[Given task] Pictures stay out. Extract the lines below from the first one through the line with "5.5, 5.75, 6]", both included.

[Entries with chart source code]
** BEGIN **

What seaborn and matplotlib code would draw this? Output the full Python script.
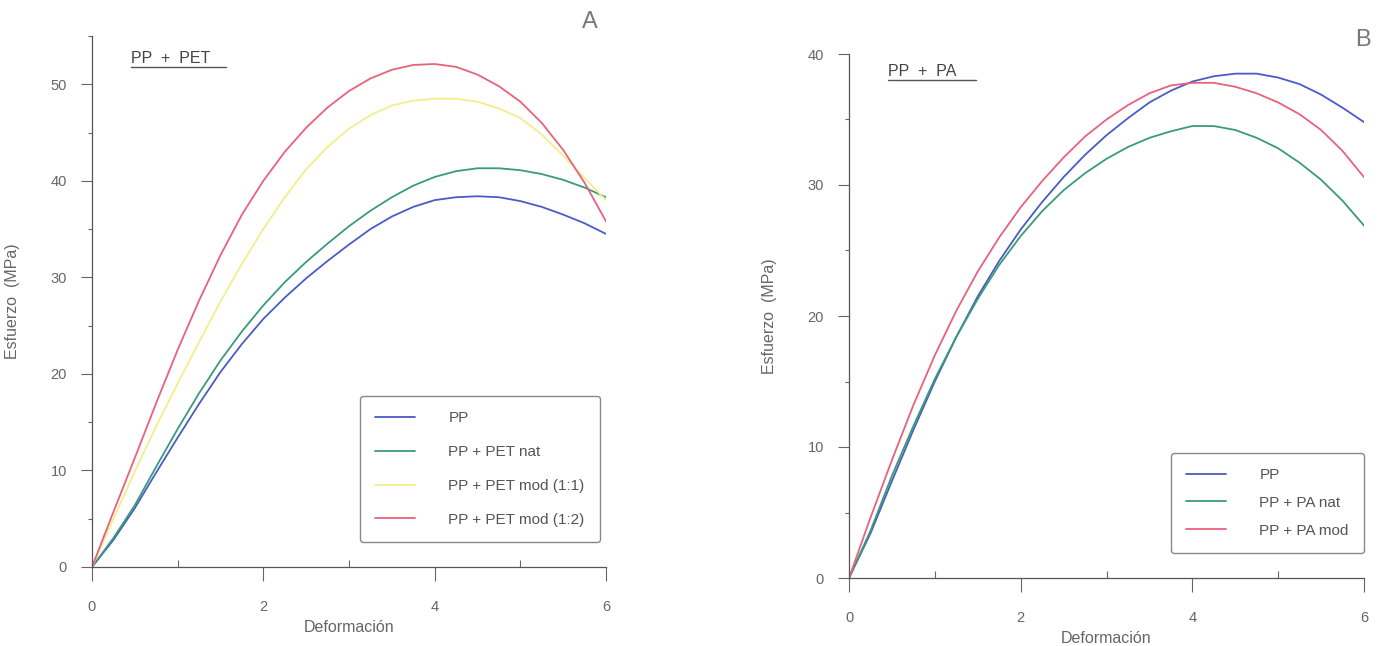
import numpy as np
import pandas as pd
import matplotlib
matplotlib.use('Agg')
import matplotlib.pyplot as plt
from matplotlib.ticker import MultipleLocator
from matplotlib.lines import Line2D
import seaborn as sns

# strain grid shared by all curves
deformacion = [0, 0.25, 0.5, 0.75, 1, 1.25, 1.5, 1.75, 2, 2.25, 2.5, 2.75, 3,
               3.25, 3.5, 3.75, 4, 4.25, 4.5, 4.75, 5, 5.25, 5.5, 5.75, 6]

# panel A: PP + PET
labels_a = ['PP', 'PP + PET nat', 'PP + PET mod (1:1)', 'PP + PET mod (1:2)']
pp_a = [0, 2.8, 6.1, 9.8, 13.4, 16.9, 20.2, 23.1, 25.7, 27.9, 29.9, 31.7, 33.4,
        35.0, 36.3, 37.3, 38.0, 38.3, 38.4, 38.3, 37.9, 37.3, 36.5, 35.6, 34.5]
pet_nat = [0, 3.0, 6.4, 10.4, 14.3, 18.0, 21.4, 24.4, 27.1, 29.5, 31.6, 33.5, 35.3,
           36.9, 38.3, 39.5, 40.4, 41.0, 41.3, 41.3, 41.1, 40.7, 40.1, 39.3, 38.3]
pet_mod_11 = [0, 5.0, 9.9, 14.6, 19.0, 23.3, 27.5, 31.4, 35.0, 38.3, 41.2, 43.5, 45.4,
              46.8, 47.8, 48.3, 48.5, 48.5, 48.2, 47.5, 46.5, 44.8, 42.6, 40.3, 38.0]
pet_mod_12 = [0, 5.7, 11.3, 17.0, 22.5, 27.6, 32.3, 36.5, 40.0, 43.0, 45.5, 47.6, 49.3,
              50.6, 51.5, 52.0, 52.1, 51.8, 51.0, 49.8, 48.2, 46.0, 43.2, 39.8, 35.8]

# panel B: PP + PA
labels_b = ['PP', 'PP + PA nat', 'PP + PA mod']
pp_b = [0, 3.4, 7.4, 11.3, 15.0, 18.4, 21.5, 24.2, 26.6, 28.7, 30.6, 32.3, 33.8,
        35.1, 36.3, 37.2, 37.9, 38.3, 38.5, 38.5, 38.2, 37.7, 36.9, 35.9, 34.8]
pa_nat = [0, 3.6, 7.8, 11.6, 15.2, 18.4, 21.3, 23.9, 26.1, 28.0, 29.6, 30.9, 32.0,
          32.9, 33.6, 34.1, 34.5, 34.5, 34.2, 33.6, 32.8, 31.7, 30.4, 28.8, 26.9]
pa_mod = [0, 4.6, 9.0, 13.2, 17.0, 20.4, 23.4, 26.0, 28.3, 30.3, 32.1, 33.7, 35.0,
          36.1, 37.0, 37.6, 37.8, 37.8, 37.5, 37.0, 36.3, 35.4, 34.2, 32.6, 30.6]

colors_a = ['#4a5cc4', '#3a9a7c', '#f3ee8c', '#e8627c']
colors_b = ['#4a5cc4', '#3a9a7c', '#e8627c']

df_a = pd.DataFrame({
    'Deformacion': deformacion * 4,
    'Esfuerzo': pp_a + pet_nat + pet_mod_11 + pet_mod_12,
    'serie': [s for s in labels_a for _ in deformacion],
})
df_b = pd.DataFrame({
    'Deformacion': deformacion * 3,
    'Esfuerzo': pp_b + pa_nat + pa_mod,
    'serie': [s for s in labels_b for _ in deformacion],
})

sns.set_style('ticks')
plt.rcParams['font.family'] = ['Liberation Sans', 'DejaVu Sans']
grey = '#666666'

fig = plt.figure(figsize=(13.78, 6.46), dpi=100)
ax_a = fig.add_axes([92 / 1378, 79 / 646, 514 / 1378, 531 / 646])
ax_b = fig.add_axes([849 / 1378, 68 / 646, 515 / 1378, 524 / 646])

sns.lineplot(data=df_a, x='Deformacion', y='Esfuerzo', hue='serie', hue_order=labels_a,
             palette=dict(zip(labels_a, colors_a)), linewidth=1.3, ax=ax_a)
sns.lineplot(data=df_b, x='Deformacion', y='Esfuerzo', hue='serie', hue_order=labels_b,
             palette=dict(zip(labels_b, colors_b)), linewidth=1.3, ax=ax_b)

ax_a.set_ylim(0, 55)
ax_b.set_ylim(0, 40)

for ax in (ax_a, ax_b):
    ax.set_xlim(0, 6)
    ax.xaxis.set_major_locator(MultipleLocator(2))
    ax.xaxis.set_minor_locator(MultipleLocator(1))
    ax.yaxis.set_major_locator(MultipleLocator(10))
    ax.yaxis.set_minor_locator(MultipleLocator(5))
    ax.tick_params(which='major', direction='out', length=8, width=0.8,
                   color=grey, labelcolor=grey, labelsize=10.5)
    ax.tick_params(axis='x', which='major', length=10, pad=14)
    ax.tick_params(axis='y', which='major', pad=10)
    ax.tick_params(axis='x', which='minor', direction='in', length=5, width=0.8, color=grey)
    ax.tick_params(axis='y', which='minor', direction='out', length=3, width=0.8, color=grey)
    sns.despine(ax=ax)
    for sp in ('left', 'bottom'):
        ax.spines[sp].set_color('#555555')
        ax.spines[sp].set_linewidth(0.9)
    ax.set_xlabel('Deformación', color=grey, fontsize=11.5, labelpad=4)
    ax.set_ylabel('Esfuerzo  (MPa)', color=grey, fontsize=11.5, labelpad=22)

# underlined blend titles
for ax, txt, x, y, w, off in ((ax_a, 'PP  +  PET', 0.075, 0.958, 0.185, 0.017),
                              (ax_b, 'PP  +  PA', 0.076, 0.966, 0.17, 0.015)):
    ax.text(x, y, txt, transform=ax.transAxes, color='#444444', fontsize=11.5,
            ha='left', va='center')
    ax.add_line(Line2D([x, x + w], [y - off, y - off], transform=ax.transAxes,
                       color='#555555', linewidth=1.0, clip_on=False))

fig.text(590 / 1378, 1 - 22 / 646, 'A', color='#777777', fontsize=17, ha='center', va='center')
fig.text(1363 / 1378, 1 - 40 / 646, 'B', color='#777777', fontsize=17, ha='center', va='center')

legend_kw = dict(title=None, frameon=True, fancybox=True, fontsize=11, handlelength=2.6,
                 handletextpad=2.2, borderpad=1.0, borderaxespad=0, framealpha=1,
                 edgecolor='#888888')
sns.move_legend(ax_a, 'lower right', bbox_to_anchor=(0.988, 0.047), labelspacing=1.3,
                **legend_kw)
sns.move_legend(ax_b, 'lower right', bbox_to_anchor=(1.0, 0.048), labelspacing=0.9,
                **legend_kw)
for ax in (ax_a, ax_b):
    for t in ax.get_legend().get_texts():
        t.set_color('#555555')

fig.savefig('out.png', dpi=100, facecolor='white')
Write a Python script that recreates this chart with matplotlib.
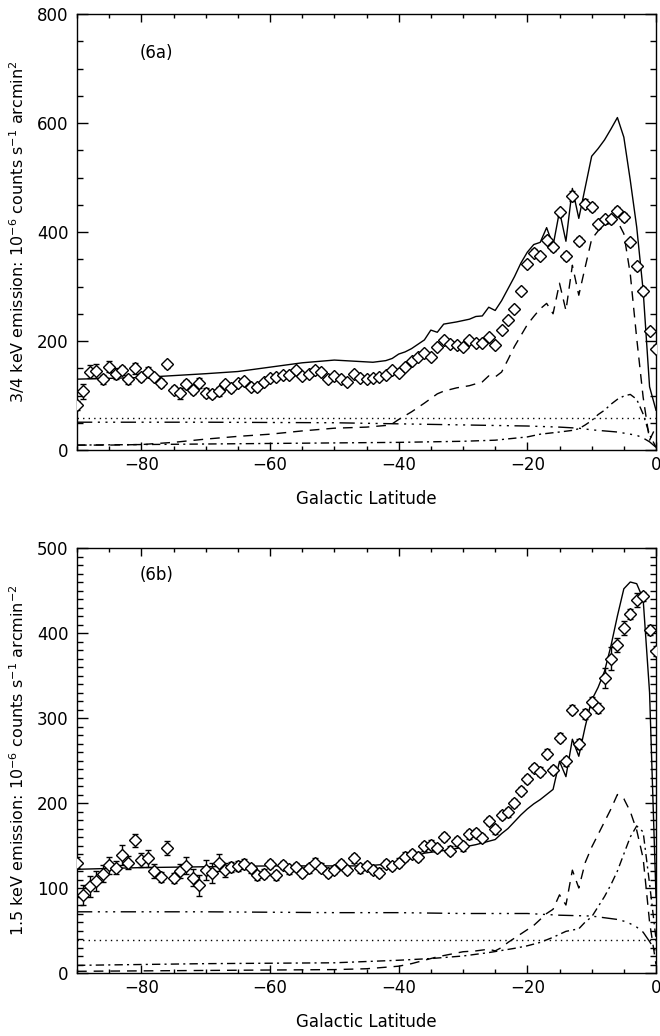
import matplotlib
matplotlib.use("Agg")
import matplotlib.pyplot as plt
import numpy as np
from matplotlib.ticker import MultipleLocator

# observed profiles: one point per degree of galactic latitude
lat = np.arange(-90, 1)

soft_rate = [82, 108, 144, 145, 130, 153, 140, 146, 130, 150,
             134, 144, 134, 123, 157, 111, 104, 121, 111, 123,
             105, 103, 108, 121, 113, 123, 127, 116, 115, 125,
             133, 134, 137, 138, 147, 135, 140, 147, 143, 130,
             135, 131, 125, 140, 133, 131, 133, 134, 138, 146,
             141, 152, 163, 171, 178, 171, 189, 201, 195, 193,
             189, 201, 197, 197, 207, 193, 221, 239, 259, 291,
             341, 362, 356, 386, 372, 436, 356, 466, 383, 452,
             446, 414, 423, 423, 439, 428, 381, 337, 292, 218,
             186]
soft_err = [8, 14, 12, 12, 8, 10, 10, 8, 8, 10,
            8, 8, 6, 8, 7, 6, 10, 8, 8, 10,
            8, 8, 8, 6, 6, 6, 6, 6, 6, 6,
            5, 5, 5, 5, 5, 5, 5, 5, 5, 5,
            5, 5, 5, 5, 5, 5, 5, 5, 5, 5,
            5, 5, 5, 5, 5, 5, 5, 5, 5, 5,
            5, 5, 5, 5, 5, 5, 5, 5, 5, 5,
            6, 6, 6, 6, 6, 7, 7, 10, 7, 8,
            8, 7, 7, 7, 7, 7, 7, 7, 7, 6,
            6]

hard_rate = [130, 92, 102, 108, 117, 127, 124, 139, 130, 156,
             133, 135, 120, 113, 147, 112, 120, 126, 112, 103,
             121, 118, 130, 121, 125, 126, 128, 123, 115, 117,
             128, 115, 127, 122, 125, 118, 123, 130, 124, 118,
             121, 128, 121, 135, 123, 126, 121, 118, 128, 126,
             130, 137, 140, 137, 149, 151, 147, 160, 144, 155,
             149, 163, 165, 159, 179, 169, 186, 189, 200, 214,
             228, 241, 237, 258, 239, 277, 249, 310, 269, 305,
             319, 312, 347, 370, 386, 406, 422, 439, 443, 404,
             379]
hard_err = [6, 12, 12, 12, 10, 10, 8, 12, 8, 8,
            8, 10, 8, 6, 8, 6, 8, 10, 10, 12,
            12, 12, 10, 8, 6, 6, 6, 5, 5, 5,
            5, 5, 5, 5, 5, 5, 5, 5, 5, 5,
            5, 5, 5, 5, 5, 5, 5, 5, 5, 5,
            5, 5, 5, 5, 5, 5, 5, 5, 5, 5,
            5, 5, 5, 5, 5, 5, 5, 5, 5, 5,
            5, 5, 5, 5, 5, 5, 5, 5, 6, 6,
            6, 6, 12, 14, 8, 8, 6, 8, 5, 6,
            6]

# model components, 3/4 keV band
soft_total_lat = [-90, -80, -70, -65, -60, -55, -50, -47, -44, -42,
                  -41, -40, -39, -38, -37, -36, -35, -34, -33, -31,
                  -29, -28, -27, -26, -25, -24, -23, -22, -21, -20,
                  -19, -18, -17, -16, -15, -14, -13, -12, -10, -9,
                  -8, -7, -6, -5, -4, -3, -2, -1, 0]
soft_total = [130, 133, 140, 144, 152, 160, 165, 163, 161, 164,
              168, 176, 180, 186, 194, 202, 220, 216, 231, 235,
              240, 245, 246, 262, 256, 274, 296, 318, 343, 363,
              377, 381, 408, 375, 438, 383, 480, 425, 539, 553,
              569, 589, 610, 574, 495, 409, 293, 116, 73]

soft_halo_lat = [-90, -85, -80, -75, -70, -65, -60, -55, -50, -45,
                 -42, -41, -40, -38, -36, -34, -33, -31, -29, -27,
                 -26, -25, -24, -23, -22, -21, -20, -19, -18, -17,
                 -16, -15, -14, -13, -12, -11, -10, -9, -8, -7,
                 -6, -5, -4, -3, -2, -1, 0]
soft_halo = [9, 9, 10, 14, 20, 25, 29, 35, 40, 42,
             45, 48, 56, 70, 86, 103, 108, 114, 118, 125,
             136, 134, 143, 166, 190, 210, 230, 245, 259, 269,
             250, 306, 256, 339, 284, 336, 387, 402, 412, 417,
             420, 397, 323, 205, 97, 18, 43]

soft_disk_lat = [-90, -80, -70, -60, -50, -40, -35, -30, -25, -20,
                 -18, -15, -13, -12, -11, -10, -9, -8, -7, -6,
                 -5, -4, -3, -2, -1, 0]
soft_disk = [9, 10, 11, 12, 13, 14, 15, 16, 18, 24,
             29, 33, 36, 39, 46, 54, 65, 73, 84, 93,
             99, 102, 93, 66, 28, 5]

soft_ext_lat = [-90, -70, -50, -40, -30, -20, -15, -12, -10, -8,
                -6, -5, -4, -3, -2, -1, 0]
soft_ext = [51, 51, 50, 48, 46, 44, 42, 40, 37, 35,
            33, 31, 29, 27, 22, 15, 5]

soft_bg = 58

# model components, 1.5 keV band
hard_total_lat = [-90, -80, -70, -60, -50, -45, -42, -40, -38, -36,
                  -34, -32, -30, -28, -26, -25, -24, -23, -22, -21,
                  -20, -19, -18, -17, -16, -15, -14, -13, -12, -11,
                  -10, -9, -8, -7, -6, -5, -4, -3, -2, -1, 0]
hard_total = [122, 124, 125, 126, 126, 126, 128, 131, 136, 141,
              143, 145, 148, 151, 155, 157, 164, 170, 178, 186,
              193, 199, 204, 210, 216, 249, 231, 275, 255, 290,
              321, 336, 355, 385, 420, 452, 460, 458, 440, 330, 90]

hard_halo_lat = [-90, -70, -50, -45, -40, -38, -36, -34, -32, -30,
                 -28, -26, -25, -24, -23, -22, -21, -20, -19, -18,
                 -17, -16, -15, -14, -13, -12, -11, -10, -9, -8,
                 -7, -6, -5, -4, -3, -2, -1, 0]
hard_halo = [2, 3, 4, 5, 8, 11, 15, 19, 22, 25,
             26, 28, 26, 30, 36, 41, 46, 51, 56, 63,
             70, 75, 92, 80, 121, 100, 130, 148, 163, 178,
             193, 210, 205, 190, 168, 135, 60, 10]

hard_disk_lat = [-90, -70, -50, -40, -35, -30, -26, -22, -20, -18,
                 -16, -14, -12, -11, -10, -9, -8, -7, -6, -5,
                 -4, -3, -2, -1, 0]
hard_disk = [9, 11, 12, 15, 17, 20, 24, 29, 32, 36,
             42, 49, 52, 60, 66, 78, 90, 104, 120, 140,
             160, 173, 166, 105, 40]

hard_ext_lat = [-90, -70, -50, -40, -30, -20, -15, -10, -8, -6,
                -5, -4, -3, -2, -1, 0]
hard_ext = [72, 72, 71, 71, 70, 70, 68, 67, 65, 63,
            61, 58, 54, 48, 37, 25]

hard_bg = 39

DASHED = (7, 5)
DASH_DOT = (6, 3, 1.5, 3)
DASH_3DOT = (11, 4, 1.5, 4, 1.5, 4, 1.5, 4)
DOTTED = (1, 3)


def draw_panel(ax, rate, err, total, halo, disk, ext, bg, ymax, ymajor, yminor, tag, tag_y, ylabel):
    """Plot one energy band: data with error bars plus the model components."""
    ax.errorbar(lat, rate, yerr=err, fmt='D', ms=5.8, mfc='white', mec='black',
                mew=1.0, ecolor='black', elinewidth=1.0, capsize=2.5, capthick=1.0,
                zorder=3)
    ax.plot(total[0], total[1], color='black', lw=1.0)
    ax.plot(halo[0], halo[1], color='black', lw=1.0, dashes=DASHED)
    ax.plot(disk[0], disk[1], color='black', lw=1.0, dashes=DASH_DOT)
    ax.plot(ext[0], ext[1], color='black', lw=1.0, dashes=DASH_3DOT)
    ax.plot([-90, 0], [bg, bg], color='black', lw=1.0, dashes=DOTTED)

    ax.set_xlim(-90, 0)
    ax.set_ylim(0, ymax)
    ax.xaxis.set_major_locator(MultipleLocator(20))
    ax.xaxis.set_minor_locator(MultipleLocator(5))
    ax.yaxis.set_major_locator(MultipleLocator(ymajor))
    ax.yaxis.set_minor_locator(MultipleLocator(yminor))
    ax.tick_params(which='both', direction='in', top=True, right=True,
                   width=1.0, labelsize=12)
    ax.tick_params(axis='x', which='major', length=6, pad=4)
    ax.tick_params(axis='x', which='minor', length=3)
    ax.tick_params(axis='y', which='major', length=8, pad=6)
    ax.tick_params(axis='y', which='minor', length=4)
    for side in ax.spines.values():
        side.set_linewidth(1.0)

    ax.set_xlabel('Galactic Latitude', fontsize=12, labelpad=12)
    ax.set_ylabel(ylabel, fontsize=11.5, labelpad=7)
    ax.text(0.109, tag_y, tag, transform=ax.transAxes,
            fontsize=12, va='center', ha='left')


fig = plt.figure(figsize=(6.6, 10.36), dpi=100)
ax_a = fig.add_axes([77 / 660, 1 - 450 / 1036, 579 / 660, 436 / 1036])
ax_b = fig.add_axes([77 / 660, 1 - 973 / 1036, 579 / 660, 425 / 1036])

draw_panel(ax_a, soft_rate, soft_err,
           (soft_total_lat, soft_total), (soft_halo_lat, soft_halo),
           (soft_disk_lat, soft_disk), (soft_ext_lat, soft_ext), soft_bg,
           800, 200, 50, '(6a)', 0.91,
           r'3/4 keV emission: 10$^{-6}$ counts s$^{-1}$ arcmin$^{2}$')
draw_panel(ax_b, hard_rate, hard_err,
           (hard_total_lat, hard_total), (hard_halo_lat, hard_halo),
           (hard_disk_lat, hard_disk), (hard_ext_lat, hard_ext), hard_bg,
           500, 100, 10, '(6b)', 0.937,
           r'1.5 keV emission: 10$^{-6}$ counts s$^{-1}$ arcmin$^{-2}$')

fig.savefig('out.png', dpi=100)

** END **

[Worked solution]
What seaborn and matplotlib code would draw this? Output the full Python script.
import numpy as np
import pandas as pd
import matplotlib
matplotlib.use('Agg')
import matplotlib.pyplot as plt
from matplotlib.ticker import MultipleLocator
from matplotlib.lines import Line2D
import seaborn as sns

# strain grid shared by all curves
deformacion = [0, 0.25, 0.5, 0.75, 1, 1.25, 1.5, 1.75, 2, 2.25, 2.5, 2.75, 3,
               3.25, 3.5, 3.75, 4, 4.25, 4.5, 4.75, 5, 5.25, 5.5, 5.75, 6]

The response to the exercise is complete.